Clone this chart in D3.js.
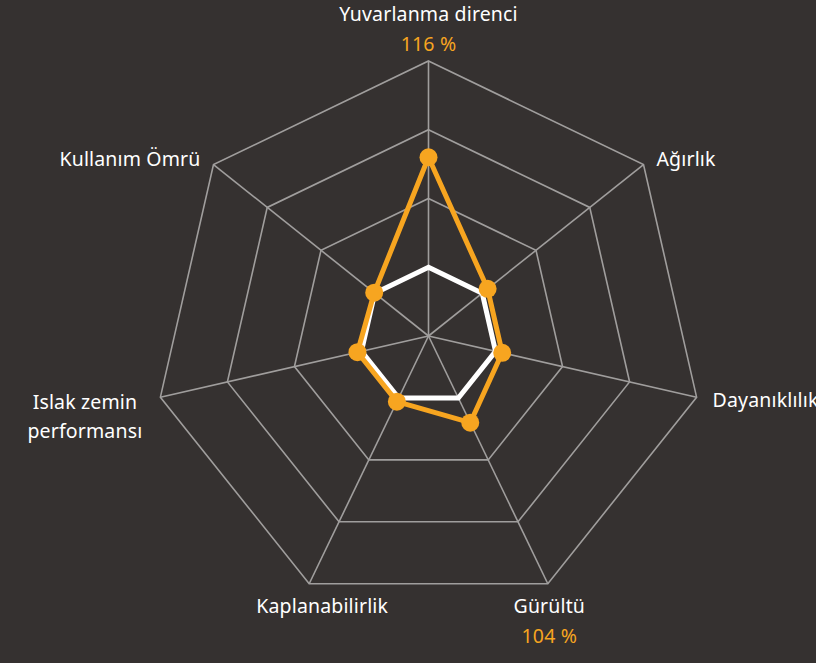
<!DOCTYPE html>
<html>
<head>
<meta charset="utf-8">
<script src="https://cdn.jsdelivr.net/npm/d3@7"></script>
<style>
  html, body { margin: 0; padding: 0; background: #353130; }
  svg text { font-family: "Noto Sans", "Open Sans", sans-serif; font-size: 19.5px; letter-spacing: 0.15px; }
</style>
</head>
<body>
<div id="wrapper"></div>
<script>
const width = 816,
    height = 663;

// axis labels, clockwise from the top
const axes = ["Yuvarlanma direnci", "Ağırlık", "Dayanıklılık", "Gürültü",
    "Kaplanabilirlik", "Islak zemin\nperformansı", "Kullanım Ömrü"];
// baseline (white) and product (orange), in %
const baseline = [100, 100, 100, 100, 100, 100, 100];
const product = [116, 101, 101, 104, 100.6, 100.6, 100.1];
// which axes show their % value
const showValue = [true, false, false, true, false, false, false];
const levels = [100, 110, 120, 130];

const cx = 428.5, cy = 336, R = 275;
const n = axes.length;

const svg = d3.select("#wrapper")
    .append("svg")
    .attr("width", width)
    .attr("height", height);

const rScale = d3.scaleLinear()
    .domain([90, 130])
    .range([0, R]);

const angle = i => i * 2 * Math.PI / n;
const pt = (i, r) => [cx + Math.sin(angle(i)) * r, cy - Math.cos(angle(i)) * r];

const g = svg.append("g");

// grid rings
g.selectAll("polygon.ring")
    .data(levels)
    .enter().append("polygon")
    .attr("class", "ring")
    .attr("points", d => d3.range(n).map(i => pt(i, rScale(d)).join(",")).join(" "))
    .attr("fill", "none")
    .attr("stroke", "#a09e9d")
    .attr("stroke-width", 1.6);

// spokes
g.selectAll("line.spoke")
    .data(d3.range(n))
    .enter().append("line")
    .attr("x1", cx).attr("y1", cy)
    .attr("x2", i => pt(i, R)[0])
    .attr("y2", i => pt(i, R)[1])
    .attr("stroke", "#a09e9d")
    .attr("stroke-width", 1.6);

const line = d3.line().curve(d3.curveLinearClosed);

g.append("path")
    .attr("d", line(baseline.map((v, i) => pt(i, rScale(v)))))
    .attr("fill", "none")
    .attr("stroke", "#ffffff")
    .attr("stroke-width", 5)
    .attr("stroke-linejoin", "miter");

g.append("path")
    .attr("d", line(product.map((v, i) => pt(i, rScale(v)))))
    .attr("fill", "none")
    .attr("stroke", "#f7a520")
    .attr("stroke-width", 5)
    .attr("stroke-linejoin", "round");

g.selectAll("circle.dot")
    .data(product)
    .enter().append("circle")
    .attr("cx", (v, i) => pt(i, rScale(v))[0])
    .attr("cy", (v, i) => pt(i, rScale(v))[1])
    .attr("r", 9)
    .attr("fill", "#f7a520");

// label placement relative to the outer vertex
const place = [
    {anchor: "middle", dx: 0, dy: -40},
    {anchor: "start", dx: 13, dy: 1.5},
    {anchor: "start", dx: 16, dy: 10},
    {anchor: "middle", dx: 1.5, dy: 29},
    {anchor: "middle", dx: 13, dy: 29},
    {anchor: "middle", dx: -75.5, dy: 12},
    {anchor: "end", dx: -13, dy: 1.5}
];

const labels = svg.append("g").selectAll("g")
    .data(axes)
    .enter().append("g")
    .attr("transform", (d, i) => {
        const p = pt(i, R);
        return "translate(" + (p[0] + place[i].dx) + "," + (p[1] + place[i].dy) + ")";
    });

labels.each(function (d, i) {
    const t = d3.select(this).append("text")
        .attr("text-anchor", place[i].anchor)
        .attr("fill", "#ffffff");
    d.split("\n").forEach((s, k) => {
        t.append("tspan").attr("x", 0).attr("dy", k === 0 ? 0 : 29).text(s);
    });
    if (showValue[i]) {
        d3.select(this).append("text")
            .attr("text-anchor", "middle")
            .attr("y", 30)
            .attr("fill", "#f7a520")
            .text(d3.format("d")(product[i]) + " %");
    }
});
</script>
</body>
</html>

**Set problem**
Restate only the lines running from the start of the material above through the line containing "const n = axes.length;", ends included. No pictures.

**Final result**
Clone this chart in D3.js.
<!DOCTYPE html>
<html>
<head>
<meta charset="utf-8">
<script src="https://cdn.jsdelivr.net/npm/d3@7"></script>
<style>
  html, body { margin: 0; padding: 0; background: #353130; }
  svg text { font-family: "Noto Sans", "Open Sans", sans-serif; font-size: 19.5px; letter-spacing: 0.15px; }
</style>
</head>
<body>
<div id="wrapper"></div>
<script>
const width = 816,
    height = 663;

// axis labels, clockwise from the top
const axes = ["Yuvarlanma direnci", "Ağırlık", "Dayanıklılık", "Gürültü",
    "Kaplanabilirlik", "Islak zemin\nperformansı", "Kullanım Ömrü"];
// baseline (white) and product (orange), in %
const baseline = [100, 100, 100, 100, 100, 100, 100];
const product = [116, 101, 101, 104, 100.6, 100.6, 100.1];
// which axes show their % value
const showValue = [true, false, false, true, false, false, false];
const levels = [100, 110, 120, 130];

const cx = 428.5, cy = 336, R = 275;
const n = axes.length;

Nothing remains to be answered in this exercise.